Sometimes, just sometimes, the piece of legacy code we’re trying to alter is in such a bad state that they most sensible thing to do is starting from scratch. True to be told, these are rare scenarios. What’s more realistic is that the engineer who’s assigned this endeavor simply doesn’t want take the time of following the recipe stated above (either by lack of knowledge, interest or both) and prefers the clean slate approach.

But for argument sake, let’s just pretend that we are dealing with one of these rare scenarios. Ok then, we’re simply not talking about refactoring here. This is a rewrite and that’s definitively something to escalate due to the cheer amount of work it’ll require. Otherwise it’ll all end up increasing the bad rep refactoring currently enjoy.


Let’s call things for what they are and many hard conversations will flow naturally.

  • Did you make a mistake estimating a feature and need to cut corners to make it?
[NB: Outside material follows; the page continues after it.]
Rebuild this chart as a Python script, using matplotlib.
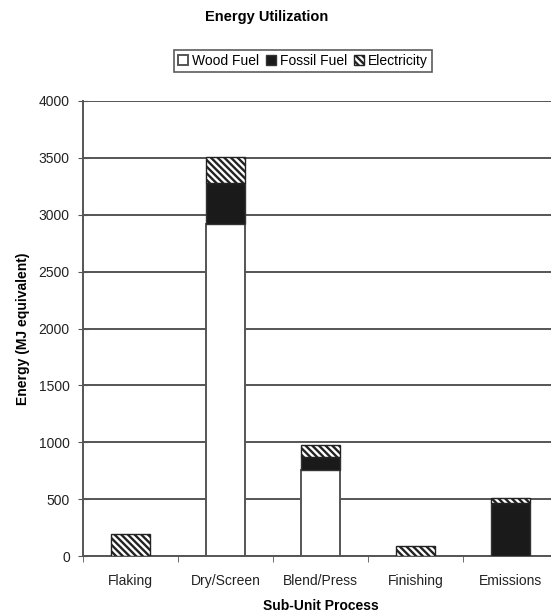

Don’t call it technical debt unless you’re at the very minimum leaving breadcrumbs behind you in the form of documentation and some form of test coverage.
  • Are you having a bad time understanding some piece of legacy code and think it’ll be faster starting from scratch? Think again: that piece of code you’re so eager to get rid of is already productive and validated in more shapes and forms than any unmaterialized ideas you have in your head.
  • Feeling the “need” of refactor the whole project to make it “more scalable”? BAD IDEA. Refactor only what needs to change, the rest of it leave it alone. Part of this job is learning to keep our ego in check and accepting good enough productive beats “perfect” unfinished code every single time.
  • There’s a “hard” deadline and you’re getting pressure to deliver something you know it’ll be unpredictable? This is a hard line to walk but part of being professional is having these difficult conversations with managers and/or stakeholder. No manager stakeholder in their right mind will compromise system stability over a new feature, if so then there’s a bigger problem within the team you belong to.

We’re trust to deliver because we’re the experts after all. This means we’re getting paid not only to write code but also to provide our two cents on any topic where we’re part of. The sooner we all realized and understand this great responsibility, the sooner an equally great power will be unlocked alongside it, allowing us to make better decisions not only for us but for everyone involved.